Goal |
All the data below goes into the copy word for word, but the pictures don't.

Supplied material |
______________________________

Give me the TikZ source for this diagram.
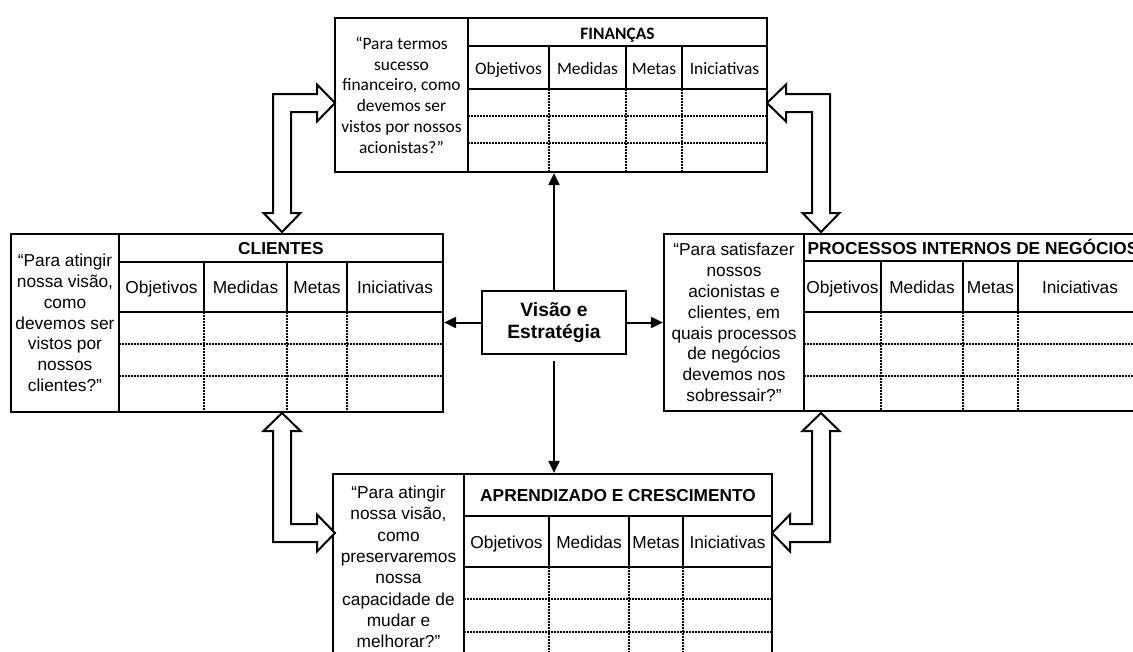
\documentclass[tikz,border=0pt]{standalone}
\usepackage{fontspec}
\setmainfont{Liberation Sans}
\newfontfamily\calfont{Carlito}
\usetikzlibrary{arrows.meta}
\tikzset{
  boxline/.style={line width=2.2pt},
  dotline/.style={line width=1.5pt, dash pattern=on 1.5pt off 1.5pt},
  thinarrow/.style={line width=2pt, -{Triangle[length=12pt,width=11pt]}},
  blockarrow/.style={line width=2pt, fill=white, line join=miter},
  frame/.style={draw, line width=2.2pt, inner sep=0pt},
  ar/.style={font=\fontsize{17.3}{20.8}\selectfont, inner sep=0pt, align=center},
  arb/.style={font=\bfseries\fontsize{17.3}{20.8}\selectfont, inner sep=0pt, align=center},
  cb/.style={font=\calfont\fontsize{17.4}{20.8}\selectfont, inner sep=0pt, align=center},
  cbb/.style={font=\calfont\bfseries\fontsize{17.4}{20.8}\selectfont, inner sep=0pt, align=center},
  bl/.style={anchor=base},
}
\begin{document}
\begin{tikzpicture}[x=1pt,y=-1pt]
\useasboundingbox (0,0) rectangle (1133,651);
\clip (0,0) rectangle (1133,651);
\fill[white] (0,0) rectangle (1133,651);

% ---------- frames (named nodes) ----------
\node[frame, minimum width=432pt, minimum height=154pt] (fin) at (551,95) {};
\node[frame, minimum width=432pt, minimum height=178pt] (cli) at (227,323) {};
\node[frame, minimum width=478pt, minimum height=177pt] (proc) at (903,322.5) {};
\node[frame, minimum width=439pt, minimum height=193pt] (apr) at (552.5,570.5) {};
\node[frame, minimum width=144pt, minimum height=63pt, font=\bfseries\fontsize{19.3}{22}\selectfont, align=center] (vis) at (554,322.5) {Visão e\\Estratégia};

% ---------- FINANÇAS ----------
\draw[boxline] (468,18) -- (468,172);
\draw[boxline] (468,46) -- (767,46);
\draw[boxline] (468,89) -- (767,89);
\foreach \c in {549,626,682} {
  \draw[boxline] (\c,46) -- (\c,89);
  \draw[dotline] (\c,89) -- (\c,172);
}
\foreach \d in {116,143} \draw[dotline] (468,\d) -- (767,\d);
\node[cbb,bl] (fint) at (617.5,39) {FINANÇAS};
\node[cb,bl] (finh1) at (508.5,74.5) {Objetivos};
\node[cb,bl] (finh2) at (587.5,74.5) {Medidas};
\node[cb,bl] (finh3) at (654,74.5) {Metas};
\node[cb,bl] (finh4) at (724.5,74.5) {Iniciativas};
\node[cb] (finq) at (401.5,95) {“Para termos\\sucesso\\financeiro, como\\devemos ser\\vistos por nossos\\acionistas?”};

% ---------- CLIENTES ----------
\draw[boxline] (119,234) -- (119,412);
\draw[boxline] (119,262) -- (443,262);
\draw[boxline] (119,312) -- (443,312);
\foreach \c in {204,287,347} {
  \draw[boxline] (\c,262) -- (\c,312);
  \draw[dotline] (\c,312) -- (\c,412);
}
\foreach \d in {344,376} \draw[dotline] (119,\d) -- (443,\d);
\node[arb,bl] (clit) at (281,254.5) {CLIENTES};
\node[ar,bl] (clih1) at (161.5,293.5) {Objetivos};
\node[ar,bl] (clih2) at (245.5,293.5) {Medidas};
\node[ar,bl] (clih3) at (317,293.5) {Metas};
\node[ar,bl] (clih4) at (395,293.5) {Iniciativas};
\node[ar] (cliq) at (65,323) {“Para atingir\\nossa visão,\\como\\devemos ser\\vistos por\\nossos\\clientes?”};

% ---------- PROCESSOS INTERNOS ----------
\draw[boxline] (804,234) -- (804,411);
\draw[boxline] (804,261) -- (1142,261);
\draw[boxline] (804,312) -- (1142,312);
\foreach \c in {881,963,1018} {
  \draw[boxline] (\c,261) -- (\c,312);
  \draw[dotline] (\c,312) -- (\c,411);
}
\foreach \d in {344,376} \draw[dotline] (804,\d) -- (1142,\d);
\node[arb,bl] (proct) at (973,254.5) {PROCESSOS INTERNOS DE NEGÓCIOS};
\node[ar,bl] (proch1) at (842.5,293.5) {Objetivos};
\node[ar,bl] (proch2) at (922,293.5) {Medidas};
\node[ar,bl] (proch3) at (990.5,293.5) {Metas};
\node[ar,bl] (proch4) at (1080,293.5) {Iniciativas};
\node[ar] (procq) at (734,322.5) {“Para satisfazer\\nossos\\acionistas e\\clientes, em\\quais processos\\de negócios\\devemos nos\\sobressair?”};

% ---------- APRENDIZADO ----------
\draw[boxline] (464,474) -- (464,667);
\draw[boxline] (464,516) -- (772,516);
\draw[boxline] (464,567) -- (772,567);
\foreach \c in {549,629,683} {
  \draw[boxline] (\c,516) -- (\c,567);
  \draw[dotline] (\c,567) -- (\c,667);
}
\foreach \d in {599,632} \draw[dotline] (464,\d) -- (772,\d);
\node[arb,bl] (aprt) at (618,501.5) {APRENDIZADO E CRESCIMENTO};
\node[ar,bl] (aprh1) at (506.5,548) {Objetivos};
\node[ar,bl] (aprh2) at (589,548) {Medidas};
\node[ar,bl] (aprh3) at (656,548) {Metas};
\node[ar,bl] (aprh4) at (727.5,548) {Iniciativas};
\node[ar, font=\fontsize{17.3}{21.3}\selectfont] (aprq) at (398.5,567) {“Para atingir\\nossa visão,\\como\\preservaremos\\nossa\\capacidade de\\mudar e\\melhorar?”};

% ---------- thin arrows from the centre ----------
\draw[thinarrow] (vis.north) -- (vis.north |- fin.south);
\draw[thinarrow] (vis.west) -- (vis.west -| cli.east);
\draw[thinarrow] (vis.east) -- (vis.east -| proc.west);
\draw[thinarrow, shorten <=6pt] (vis.south) -- (vis.south |- apr.north);

% ---------- hollow block arrows ----------
% top-left: CLIENTES <-> FINANÇAS
\draw[blockarrow] (335,103) -- (317,84.5) -- (317,94) -- (273,94) -- (273,213)
  -- (263.5,213) -- (282,232) -- (300.5,213) -- (291,213) -- (291,112)
  -- (317,112) -- (317,121.5) -- cycle;
% top-right: FINANÇAS <-> PROCESSOS
\draw[blockarrow] (767,103) -- (786,84.5) -- (786,94) -- (830,94) -- (830,213)
  -- (839.5,213) -- (821,232) -- (802.5,213) -- (812,213) -- (812,112)
  -- (786,112) -- (786,121.5) -- cycle;
% bottom-left: CLIENTES <-> APRENDIZADO
\draw[blockarrow] (282,413) -- (300.5,431) -- (291,431) -- (291,524) -- (317,524)
  -- (317,514.5) -- (335,533) -- (317,551.5) -- (317,542) -- (273,542)
  -- (273,431) -- (263.5,431) -- cycle;
% bottom-right: PROCESSOS <-> APRENDIZADO
\draw[blockarrow] (821,413) -- (839.5,431) -- (830,431) -- (830,542) -- (790,542)
  -- (790,551.5) -- (772,533) -- (790,514.5) -- (790,524) -- (812,524)
  -- (812,431) -- (802.5,431) -- cycle;
\end{tikzpicture}
\end{document}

______________________________

Finished exercise |
Give me the TikZ source for this diagram.
\documentclass[tikz,border=0pt]{standalone}
\usepackage{fontspec}
\setmainfont{Liberation Sans}
\newfontfamily\calfont{Carlito}
\usetikzlibrary{arrows.meta}
\tikzset{
  boxline/.style={line width=2.2pt},
  dotline/.style={line width=1.5pt, dash pattern=on 1.5pt off 1.5pt},
  thinarrow/.style={line width=2pt, -{Triangle[length=12pt,width=11pt]}},
  blockarrow/.style={line width=2pt, fill=white, line join=miter},
  frame/.style={draw, line width=2.2pt, inner sep=0pt},
  ar/.style={font=\fontsize{17.3}{20.8}\selectfont, inner sep=0pt, align=center},
  arb/.style={font=\bfseries\fontsize{17.3}{20.8}\selectfont, inner sep=0pt, align=center},
  cb/.style={font=\calfont\fontsize{17.4}{20.8}\selectfont, inner sep=0pt, align=center},
  cbb/.style={font=\calfont\bfseries\fontsize{17.4}{20.8}\selectfont, inner sep=0pt, align=center},
  bl/.style={anchor=base},
}
\begin{document}
\begin{tikzpicture}[x=1pt,y=-1pt]
\useasboundingbox (0,0) rectangle (1133,651);
\clip (0,0) rectangle (1133,651);
\fill[white] (0,0) rectangle (1133,651);

% ---------- frames (named nodes) ----------
\node[frame, minimum width=432pt, minimum height=154pt] (fin) at (551,95) {};
\node[frame, minimum width=432pt, minimum height=178pt] (cli) at (227,323) {};
\node[frame, minimum width=478pt, minimum height=177pt] (proc) at (903,322.5) {};
\node[frame, minimum width=439pt, minimum height=193pt] (apr) at (552.5,570.5) {};
\node[frame, minimum width=144pt, minimum height=63pt, font=\bfseries\fontsize{19.3}{22}\selectfont, align=center] (vis) at (554,322.5) {Visão e\\Estratégia};

% ---------- FINANÇAS ----------
\draw[boxline] (468,18) -- (468,172);
\draw[boxline] (468,46) -- (767,46);
\draw[boxline] (468,89) -- (767,89);
\foreach \c in {549,626,682} {
  \draw[boxline] (\c,46) -- (\c,89);
  \draw[dotline] (\c,89) -- (\c,172);
}
\foreach \d in {116,143} \draw[dotline] (468,\d) -- (767,\d);
\node[cbb,bl] (fint) at (617.5,39) {FINANÇAS};
\node[cb,bl] (finh1) at (508.5,74.5) {Objetivos};
\node[cb,bl] (finh2) at (587.5,74.5) {Medidas};
\node[cb,bl] (finh3) at (654,74.5) {Metas};
\node[cb,bl] (finh4) at (724.5,74.5) {Iniciativas};
\node[cb] (finq) at (401.5,95) {“Para termos\\sucesso\\financeiro, como\\devemos ser\\vistos por nossos\\acionistas?”};

% ---------- CLIENTES ----------
\draw[boxline] (119,234) -- (119,412);
\draw[boxline] (119,262) -- (443,262);
\draw[boxline] (119,312) -- (443,312);
\foreach \c in {204,287,347} {
  \draw[boxline] (\c,262) -- (\c,312);
  \draw[dotline] (\c,312) -- (\c,412);
}
\foreach \d in {344,376} \draw[dotline] (119,\d) -- (443,\d);
\node[arb,bl] (clit) at (281,254.5) {CLIENTES};
\node[ar,bl] (clih1) at (161.5,293.5) {Objetivos};
\node[ar,bl] (clih2) at (245.5,293.5) {Medidas};
\node[ar,bl] (clih3) at (317,293.5) {Metas};
\node[ar,bl] (clih4) at (395,293.5) {Iniciativas};
\node[ar] (cliq) at (65,323) {“Para atingir\\nossa visão,\\como\\devemos ser\\vistos por\\nossos\\clientes?”};

% ---------- PROCESSOS INTERNOS ----------
\draw[boxline] (804,234) -- (804,411);
\draw[boxline] (804,261) -- (1142,261);
\draw[boxline] (804,312) -- (1142,312);
\foreach \c in {881,963,1018} {
  \draw[boxline] (\c,261) -- (\c,312);
  \draw[dotline] (\c,312) -- (\c,411);
}
\foreach \d in {344,376} \draw[dotline] (804,\d) -- (1142,\d);
\node[arb,bl] (proct) at (973,254.5) {PROCESSOS INTERNOS DE NEGÓCIOS};
\node[ar,bl] (proch1) at (842.5,293.5) {Objetivos};
\node[ar,bl] (proch2) at (922,293.5) {Medidas};
\node[ar,bl] (proch3) at (990.5,293.5) {Metas};
\node[ar,bl] (proch4) at (1080,293.5) {Iniciativas};
\node[ar] (procq) at (734,322.5) {“Para satisfazer\\nossos\\acionistas e\\clientes, em\\quais processos\\de negócios\\devemos nos\\sobressair?”};

% ---------- APRENDIZADO ----------
\draw[boxline] (464,474) -- (464,667);
\draw[boxline] (464,516) -- (772,516);
\draw[boxline] (464,567) -- (772,567);
\foreach \c in {549,629,683} {
  \draw[boxline] (\c,516) -- (\c,567);
  \draw[dotline] (\c,567) -- (\c,667);
}
\foreach \d in {599,632} \draw[dotline] (464,\d) -- (772,\d);
\node[arb,bl] (aprt) at (618,501.5) {APRENDIZADO E CRESCIMENTO};
\node[ar,bl] (aprh1) at (506.5,548) {Objetivos};
\node[ar,bl] (aprh2) at (589,548) {Medidas};
\node[ar,bl] (aprh3) at (656,548) {Metas};
\node[ar,bl] (aprh4) at (727.5,548) {Iniciativas};
\node[ar, font=\fontsize{17.3}{21.3}\selectfont] (aprq) at (398.5,567) {“Para atingir\\nossa visão,\\como\\preservaremos\\nossa\\capacidade de\\mudar e\\melhorar?”};

% ---------- thin arrows from the centre ----------
\draw[thinarrow] (vis.north) -- (vis.north |- fin.south);
\draw[thinarrow] (vis.west) -- (vis.west -| cli.east);
\draw[thinarrow] (vis.east) -- (vis.east -| proc.west);
\draw[thinarrow, shorten <=6pt] (vis.south) -- (vis.south |- apr.north);

% ---------- hollow block arrows ----------
% top-left: CLIENTES <-> FINANÇAS
\draw[blockarrow] (335,103) -- (317,84.5) -- (317,94) -- (273,94) -- (273,213)
  -- (263.5,213) -- (282,232) -- (300.5,213) -- (291,213) -- (291,112)
  -- (317,112) -- (317,121.5) -- cycle;
% top-right: FINANÇAS <-> PROCESSOS
\draw[blockarrow] (767,103) -- (786,84.5) -- (786,94) -- (830,94) -- (830,213)
  -- (839.5,213) -- (821,232) -- (802.5,213) -- (812,213) -- (812,112)
  -- (786,112) -- (786,121.5) -- cycle;
% bottom-left: CLIENTES <-> APRENDIZADO
\draw[blockarrow] (282,413) -- (300.5,431) -- (291,431) -- (291,524) -- (317,524)
  -- (317,514.5) -- (335,533) -- (317,551.5) -- (317,542) -- (273,542)
  -- (273,431) -- (263.5,431) -- cycle;
% bottom-right: PROCESSOS <-> APRENDIZADO
\draw[blockarrow] (821,413) -- (839.5,431) -- (830,431) -- (830,542) -- (790,542)
  -- (790,551.5) -- (772,533) -- (790,514.5) -- (790,524) -- (812,524)
  -- (812,431) -- (802.5,431) -- cycle;
\end{tikzpicture}
\end{document}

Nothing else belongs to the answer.